▸ JOB: Can you set down, exactly as they appear below, the lines from the opening of the material through the one bearing "back to 0.28 V.", minus the pictures?

▸ COLLECTED DATA:

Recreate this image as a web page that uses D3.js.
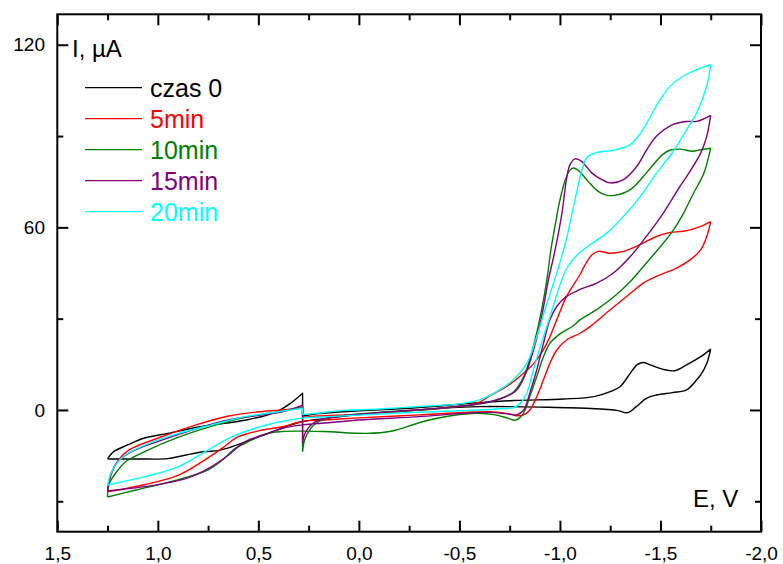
<!DOCTYPE html>
<html>
<head>
<meta charset="utf-8">
<script src="https://cdn.jsdelivr.net/npm/d3@7"></script>
<style>
  body { margin: 0; background: #ffffff; }
  text { font-family: "Liberation Sans", Arial, sans-serif; }
</style>
</head>
<body>
<svg id="chart" width="783" height="564"></svg>
<script>
// Cyclic voltammograms: potential E (V), current I (µA).
// Each scan: forward sweep from 0.28 V to -1.75 V, reverse sweep to 1.25 V,
// then the closing sweep back to 0.28 V.

const seriesLabels = ["czas 0", "5min", "10min", "15min", "20min"];
const xMajorTicks = [1.5, 1.0, 0.5, 0.0, -0.5, -1.0, -1.5, -2.0];
const xMinorTicks = [1.25, 0.75, 0.25, -0.25, -0.75, -1.25, -1.75];
const yMajorTicks = [0, 60, 120];
const yMinorTicks = [-30, 30, 90];

// czas 0
const t0Fwd = [[0.28,-2.0],[0.2,-1.2],[0.0,-0.3],[-0.3,0.8],[-0.6,2.4],[-0.77,3.1],[-1.02,3.6],[-1.17,4.4],[-1.25,6.0],[-1.30,7.7],[-1.35,12.1],[-1.385,14.9],[-1.415,15.6],[-1.45,14.8],[-1.51,13.4],[-1.57,12.9],[-1.63,14.8],[-1.70,17.5],[-1.75,20.0]];
const t0Rev = [[-1.75,20.0],[-1.73,15.3],[-1.70,11.5],[-1.68,9.9],[-1.63,6.6],[-1.56,5.7],[-1.48,4.9],[-1.43,3.8],[-1.38,1.1],[-1.335,-0.9],[-1.29,-0.2],[-1.15,0.5],[-0.93,0.9],[-0.6,1.1],[-0.4,0.5],[-0.2,-0.5],[0.0,-1.5],[0.15,-2.7],[0.28,-3.8],[0.41,-6.6],[0.56,-10.4],[0.69,-13.2],[0.79,-13.9],[0.86,-14.8],[0.95,-16.0],[1.1,-16.1],[1.25,-16.1]];
const t0End = [[1.25,-16.1],[1.22,-13.7],[1.15,-11.5],[1.07,-9.3],[0.95,-7.7],[0.79,-5.5],[0.56,-3.3],[0.41,-0.6],[0.34,2.2],[0.28,5.5]];

// 5min
const t5Fwd = [[0.28,-2.5],[0.2,-2.0],[0.0,-1.5],[-0.2,-0.5],[-0.4,0.5],[-0.587,2.2],[-0.65,4.6],[-0.735,7.7],[-0.80,11.0],[-0.87,15.3],[-0.935,21.9],[-0.984,29.6],[-1.033,37.3],[-1.1,44.5],[-1.125,47.7],[-1.16,51.0],[-1.19,52.1],[-1.25,51.5],[-1.316,52.1],[-1.398,54.3],[-1.48,57.0],[-1.548,58.3],[-1.614,58.7],[-1.68,59.8],[-1.75,61.9]];
const t5Rev = [[-1.75,61.9],[-1.73,57.0],[-1.70,52.6],[-1.647,49.3],[-1.58,46.6],[-1.498,44.4],[-1.415,41.7],[-1.332,37.3],[-1.25,32.9],[-1.15,27.4],[-1.1,25.2],[-1.033,23.0],[-0.984,19.7],[-0.95,15.3],[-0.918,9.9],[-0.885,4.4],[-0.85,0.0],[-0.82,-1.6],[-0.785,-1.9],[-0.75,-1.3],[-0.65,-0.6],[-0.5,-0.9],[-0.3,-1.6],[0.0,-2.6],[0.15,-3.2],[0.28,-3.8],[0.38,-5.5],[0.48,-6.6],[0.6,-8.8],[0.68,-12.6],[0.78,-17.0],[0.897,-21.4],[1.062,-24.5],[1.25,-26.9]];
const t5End = [[1.25,-26.9],[1.228,-20.3],[1.195,-16.4],[1.145,-13.2],[0.98,-8.8],[0.814,-5.0],[0.648,-2.0],[0.48,-0.5],[0.38,0.0],[0.28,0.6]];

// 10min
const t10Fwd = [[0.28,-13.7],[0.27,-9.9],[0.25,-7.1],[0.22,-4.7],[0.17,-2.9],[0.05,-1.6],[-0.1,-0.8],[-0.3,0.0],[-0.5,1.2],[-0.6,2.0],[-0.7,3.6],[-0.77,6.0],[-0.82,11.0],[-0.86,19.0],[-0.90,30.0],[-0.935,42.8],[-0.955,52.6],[-0.978,61.4],[-1.0,69.0],[-1.026,75.5],[-1.05,78.8],[-1.068,79.5],[-1.10,78.2],[-1.14,75.1],[-1.19,71.8],[-1.23,70.6],[-1.27,70.5],[-1.35,72.4],[-1.43,77.9],[-1.51,83.9],[-1.55,85.4],[-1.60,85.7],[-1.66,85.0],[-1.70,85.5],[-1.75,86.0]];
const t10Rev = [[-1.75,86.0],[-1.735,82.0],[-1.72,78.5],[-1.70,75.5],[-1.665,71.3],[-1.615,64.7],[-1.565,59.2],[-1.50,53.7],[-1.43,48.3],[-1.35,42.2],[-1.27,37.3],[-1.18,32.9],[-1.10,29.6],[-1.065,27.6],[-1.0,25.0],[-0.95,21.9],[-0.918,17.5],[-0.885,11.0],[-0.85,4.4],[-0.827,0.0],[-0.80,-2.6],[-0.775,-3.4],[-0.74,-2.7],[-0.68,-1.6],[-0.59,-1.1],[-0.45,-2.0],[-0.32,-3.8],[-0.16,-7.0],[-0.04,-7.7],[0.18,-7.1],[0.38,-7.1],[0.48,-8.2],[0.56,-10.8],[0.615,-12.6],[0.68,-16.5],[0.75,-19.7],[0.85,-22.0],[0.98,-24.3],[1.11,-26.3],[1.25,-28.6]];
const t10End = [[1.25,-28.6],[1.245,-24.7],[1.21,-20.8],[1.16,-17.0],[1.06,-13.5],[0.9,-9.0],[0.73,-5.3],[0.565,-2.4],[0.40,-0.6],[0.28,1.0]];

// 15min
const t15Fwd = [[0.28,-11.0],[0.27,-8.0],[0.25,-5.8],[0.22,-4.0],[0.15,-2.6],[0.0,-1.4],[-0.2,-0.4],[-0.4,0.6],[-0.6,2.0],[-0.7,3.6],[-0.78,6.2],[-0.83,12.0],[-0.87,20.0],[-0.91,31.0],[-0.943,42.8],[-0.976,52.6],[-1.01,64.7],[-1.033,76.0],[-1.05,80.6],[-1.075,82.5],[-1.108,81.7],[-1.158,77.9],[-1.208,75.7],[-1.25,74.6],[-1.316,75.7],[-1.382,80.0],[-1.432,85.5],[-1.48,89.9],[-1.564,93.8],[-1.63,94.8],[-1.68,94.8],[-1.75,96.8]];
const t15Rev = [[-1.75,96.8],[-1.73,89.9],[-1.70,84.4],[-1.63,76.7],[-1.597,73.5],[-1.514,64.7],[-1.432,57.2],[-1.35,50.4],[-1.266,45.0],[-1.183,41.7],[-1.1,39.6],[-1.033,37.3],[-0.984,34.0],[-0.95,29.6],[-0.918,21.9],[-0.885,13.2],[-0.85,5.5],[-0.82,0.0],[-0.785,-1.6],[-0.75,-1.4],[-0.65,-0.8],[-0.5,-1.2],[-0.3,-2.2],[0.0,-3.3],[0.15,-4.2],[0.28,-4.9],[0.38,-6.0],[0.45,-7.7],[0.565,-10.4],[0.648,-14.8],[0.748,-19.2],[0.85,-22.3],[0.98,-24.3],[1.062,-25.2],[1.25,-26.6]];
const t15End = [[1.25,-26.6],[1.235,-21.4],[1.2,-17.0],[1.13,-13.7],[0.98,-9.9],[0.81,-6.2],[0.65,-3.3],[0.48,-1.6],[0.38,-0.6],[0.28,1.6]];

// 20min
const t20Fwd = [[0.28,-1.5],[0.2,-1.0],[0.1,-0.3],[-0.1,0.3],[-0.32,1.2],[-0.5,2.0],[-0.6,3.3],[-0.685,6.0],[-0.768,9.9],[-0.835,15.3],[-0.885,24.1],[-0.935,35.0],[-0.97,42.0],[-1.0,48.5],[-1.03,55.5],[-1.055,63.0],[-1.083,71.5],[-1.108,78.5],[-1.135,83.0],[-1.183,84.6],[-1.266,85.3],[-1.35,87.2],[-1.39,90.0],[-1.432,94.3],[-1.498,102.0],[-1.548,106.4],[-1.597,109.0],[-1.663,111.3],[-1.75,113.5]];
const t20Rev = [[-1.75,113.5],[-1.73,106.4],[-1.68,97.6],[-1.63,92.0],[-1.564,85.0],[-1.48,77.8],[-1.40,70.2],[-1.316,63.6],[-1.233,58.1],[-1.15,54.3],[-1.1,51.8],[-1.06,49.0],[-1.03,46.0],[-1.005,42.0],[-0.98,37.0],[-0.95,30.5],[-0.918,24.1],[-0.868,13.2],[-0.835,5.5],[-0.80,2.0],[-0.77,0.8],[-0.7,0.4],[-0.6,0.0],[-0.4,-0.5],[-0.2,-1.0],[0.0,-1.7],[0.15,-2.2],[0.28,-2.7],[0.383,-3.8],[0.516,-6.0],[0.648,-9.3],[0.764,-13.7],[0.897,-18.6],[1.062,-21.9],[1.178,-23.6],[1.25,-24.7]];
const t20End = [[1.25,-24.7],[1.237,-21.4],[1.212,-18.1],[1.162,-14.8],[1.062,-11.5],[0.897,-7.7],[0.731,-4.9],[0.565,-2.2],[0.4,-0.6],[0.28,0.6]];

const seriesColors = ["#000000", "#ff0000", "#008000", "#800080", "#00ffff"];
const scans = [
  [t0Fwd, t0Rev, t0End],
  [t5Fwd, t5Rev, t5End],
  [t10Fwd, t10Rev, t10End],
  [t15Fwd, t15Rev, t15End],
  [t20Fwd, t20Rev, t20End]
];

const svg = d3.select("#chart");
const plotLeft = 57.3, plotRight = 761, plotTop = 14.3, plotBottom = 531.7;

const x = d3.scaleLinear().domain([1.5, -2.0]).range([plotLeft, plotRight]);
const y = d3.scaleLinear().domain([-40, 130]).range([plotBottom, plotTop]);

const fmt = d => d3.format(".1f")(d).replace(".", ",").replace("\u2212", "-");

// Axes: ticks point into the plot on all four sides
function styleAxis(g) {
  g.select(".domain").remove();
  g.selectAll(".tick line").attr("stroke", "#000").attr("stroke-width", 2);
  g.selectAll(".tick text").attr("fill", "#000")
    .style("font-family", "'Liberation Sans', Arial, sans-serif")
    .style("font-size", "19px");
}

svg.append("g").attr("transform", `translate(0,${plotBottom})`)
  .call(d3.axisBottom(x).tickValues(xMajorTicks).tickSize(-11).tickPadding(15).tickFormat(fmt))
  .call(styleAxis);
svg.append("g").attr("transform", `translate(0,${plotBottom})`)
  .call(d3.axisBottom(x).tickValues(xMinorTicks).tickSize(-6).tickFormat(""))
  .call(styleAxis);
svg.append("g").attr("transform", `translate(0,${plotTop})`)
  .call(d3.axisTop(x).tickValues(xMajorTicks).tickSize(-11).tickFormat(""))
  .call(styleAxis);
svg.append("g").attr("transform", `translate(0,${plotTop})`)
  .call(d3.axisTop(x).tickValues(xMinorTicks).tickSize(-6).tickFormat(""))
  .call(styleAxis);

svg.append("g").attr("transform", `translate(${plotLeft},0)`)
  .call(d3.axisLeft(y).tickValues(yMajorTicks).tickSize(-11).tickPadding(12.3).tickFormat(d3.format("d")))
  .call(styleAxis);
svg.append("g").attr("transform", `translate(${plotLeft},0)`)
  .call(d3.axisLeft(y).tickValues(yMinorTicks).tickSize(-6).tickFormat(""))
  .call(styleAxis);
svg.append("g").attr("transform", `translate(${plotRight},0)`)
  .call(d3.axisRight(y).tickValues(yMajorTicks).tickSize(-11).tickFormat(""))
  .call(styleAxis);
svg.append("g").attr("transform", `translate(${plotRight},0)`)
  .call(d3.axisRight(y).tickValues(yMinorTicks).tickSize(-6).tickFormat(""))
  .call(styleAxis);

// Frame
svg.append("rect")
  .attr("x", plotLeft).attr("y", plotTop)
  .attr("width", plotRight - plotLeft).attr("height", plotBottom - plotTop)
  .attr("fill", "none").attr("stroke", "#000").attr("stroke-width", 2);

// Voltammogram loops
const line = d3.line()
  .x(d => x(d[0]))
  .y(d => y(d[1]))
  .curve(d3.curveCatmullRom.alpha(0.5));

scans.forEach((branches, i) => {
  const start = branches[0][0];
  const d = branches.map(b => line(b)).join("") + `L${x(start[0])},${y(start[1])}`;
  svg.append("path")
    .attr("d", d)
    .attr("fill", "none")
    .attr("stroke", seriesColors[i])
    .attr("stroke-width", 1.4)
    .attr("stroke-linejoin", "round");
});

// Axis titles
svg.append("text").attr("x", 72).attr("y", 56.5)
  .style("font-size", "24px").attr("fill", "#000").text("I, µA");
svg.append("text").attr("x", 693).attr("y", 506.7)
  .style("font-size", "24px").attr("fill", "#000").text("E, V");

// Legend
const legend = svg.append("g");
seriesLabels.forEach((label, i) => {
  const ly = 87.7 + 31 * i;
  legend.append("line")
    .attr("x1", 85).attr("x2", 142).attr("y1", ly).attr("y2", ly)
    .attr("stroke", seriesColors[i]).attr("stroke-width", 1.3);
  legend.append("text")
    .attr("x", 150).attr("y", ly + 9.6)
    .style("font-size", "25px")
    .attr("fill", seriesColors[i])
    .text(label);
});
</script>
</body>
</html>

▸ SOLUTION TO THIS TASK:
Recreate this image as a web page that uses D3.js.
<!DOCTYPE html>
<html>
<head>
<meta charset="utf-8">
<script src="https://cdn.jsdelivr.net/npm/d3@7"></script>
<style>
  body { margin: 0; background: #ffffff; }
  text { font-family: "Liberation Sans", Arial, sans-serif; }
</style>
</head>
<body>
<svg id="chart" width="783" height="564"></svg>
<script>
// Cyclic voltammograms: potential E (V), current I (µA).
// Each scan: forward sweep from 0.28 V to -1.75 V, reverse sweep to 1.25 V,
// then the closing sweep back to 0.28 V.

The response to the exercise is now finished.